Repeat all of the material below exactly as written, images excluded.

◇ ◇ ◇ ◇

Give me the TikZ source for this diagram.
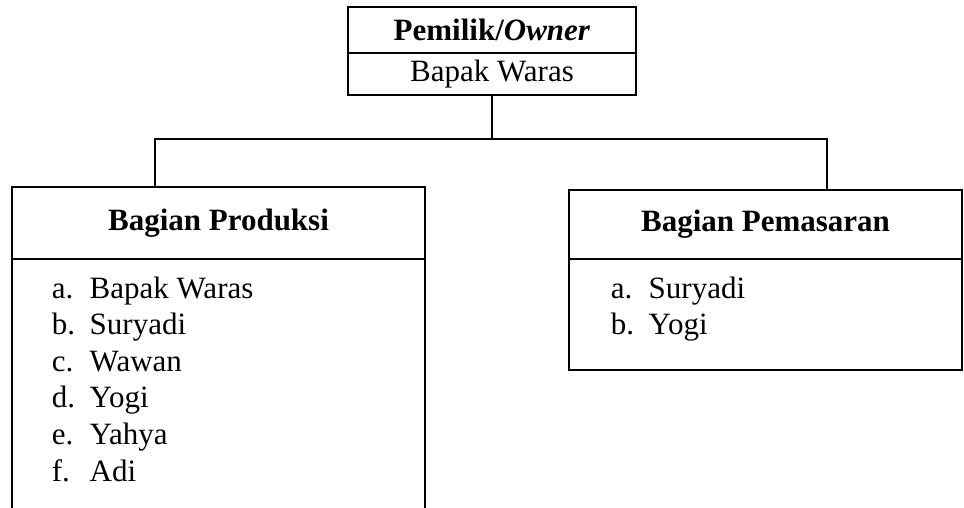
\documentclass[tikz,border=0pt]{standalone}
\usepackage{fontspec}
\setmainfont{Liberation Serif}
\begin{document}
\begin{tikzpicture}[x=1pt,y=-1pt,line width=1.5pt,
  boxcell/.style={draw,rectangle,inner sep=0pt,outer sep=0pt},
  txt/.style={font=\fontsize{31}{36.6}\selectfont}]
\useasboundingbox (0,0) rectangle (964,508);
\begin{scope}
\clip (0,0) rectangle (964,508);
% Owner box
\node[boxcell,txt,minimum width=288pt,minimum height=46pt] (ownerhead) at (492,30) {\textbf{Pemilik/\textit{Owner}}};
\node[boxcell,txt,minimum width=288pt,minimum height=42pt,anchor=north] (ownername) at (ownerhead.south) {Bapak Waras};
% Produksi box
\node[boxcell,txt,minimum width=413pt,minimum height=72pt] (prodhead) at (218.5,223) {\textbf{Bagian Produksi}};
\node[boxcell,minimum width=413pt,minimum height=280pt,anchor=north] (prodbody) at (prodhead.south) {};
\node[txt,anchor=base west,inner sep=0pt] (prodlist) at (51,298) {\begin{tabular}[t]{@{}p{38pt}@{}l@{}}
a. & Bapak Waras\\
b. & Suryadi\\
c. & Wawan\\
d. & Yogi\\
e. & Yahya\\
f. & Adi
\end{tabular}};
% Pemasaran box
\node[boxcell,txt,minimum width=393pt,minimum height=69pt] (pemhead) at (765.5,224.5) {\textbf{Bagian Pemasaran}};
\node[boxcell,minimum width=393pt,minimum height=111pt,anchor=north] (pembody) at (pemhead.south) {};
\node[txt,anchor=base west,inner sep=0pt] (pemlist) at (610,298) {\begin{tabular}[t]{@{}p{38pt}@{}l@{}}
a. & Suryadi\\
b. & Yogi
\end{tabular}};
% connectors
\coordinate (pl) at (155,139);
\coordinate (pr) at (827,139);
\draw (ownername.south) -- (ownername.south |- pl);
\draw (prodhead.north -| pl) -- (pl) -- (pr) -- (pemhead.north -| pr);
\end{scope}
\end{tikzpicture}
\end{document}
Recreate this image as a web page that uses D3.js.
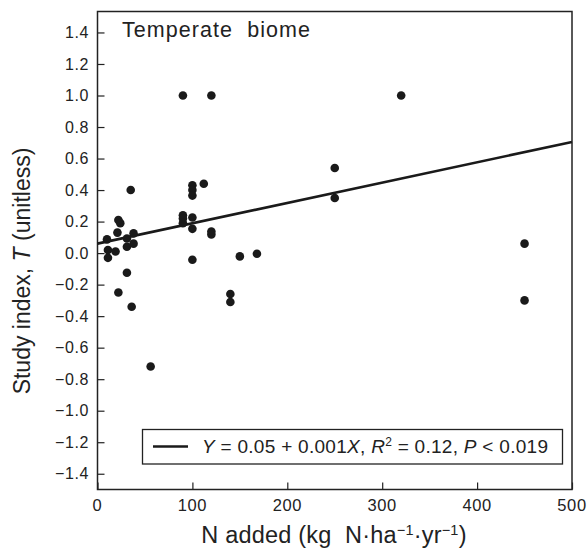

◇ ◇ ◇ ◇

▸ Right answer
Give me the TikZ source for this diagram.
\documentclass[tikz,border=0pt]{standalone}
\usepackage{fontspec}
\setmainfont{Liberation Serif}
\begin{document}
\begin{tikzpicture}[x=1pt,y=-1pt,line width=1.5pt,
  boxcell/.style={draw,rectangle,inner sep=0pt,outer sep=0pt},
  txt/.style={font=\fontsize{31}{36.6}\selectfont}]
\useasboundingbox (0,0) rectangle (964,508);
\begin{scope}
\clip (0,0) rectangle (964,508);
% Owner box
\node[boxcell,txt,minimum width=288pt,minimum height=46pt] (ownerhead) at (492,30) {\textbf{Pemilik/\textit{Owner}}};
\node[boxcell,txt,minimum width=288pt,minimum height=42pt,anchor=north] (ownername) at (ownerhead.south) {Bapak Waras};
% Produksi box
\node[boxcell,txt,minimum width=413pt,minimum height=72pt] (prodhead) at (218.5,223) {\textbf{Bagian Produksi}};
\node[boxcell,minimum width=413pt,minimum height=280pt,anchor=north] (prodbody) at (prodhead.south) {};
\node[txt,anchor=base west,inner sep=0pt] (prodlist) at (51,298) {\begin{tabular}[t]{@{}p{38pt}@{}l@{}}
a. & Bapak Waras\\
b. & Suryadi\\
c. & Wawan\\
d. & Yogi\\
e. & Yahya\\
f. & Adi
\end{tabular}};
% Pemasaran box
\node[boxcell,txt,minimum width=393pt,minimum height=69pt] (pemhead) at (765.5,224.5) {\textbf{Bagian Pemasaran}};
\node[boxcell,minimum width=393pt,minimum height=111pt,anchor=north] (pembody) at (pemhead.south) {};
\node[txt,anchor=base west,inner sep=0pt] (pemlist) at (610,298) {\begin{tabular}[t]{@{}p{38pt}@{}l@{}}
a. & Suryadi\\
b. & Yogi
\end{tabular}};
% connectors
\coordinate (pl) at (155,139);
\coordinate (pr) at (827,139);
\draw (ownername.south) -- (ownername.south |- pl);
\draw (prodhead.north -| pl) -- (pl) -- (pr) -- (pemhead.north -| pr);
\end{scope}
\end{tikzpicture}
\end{document}
Recreate this image as a web page that uses D3.js.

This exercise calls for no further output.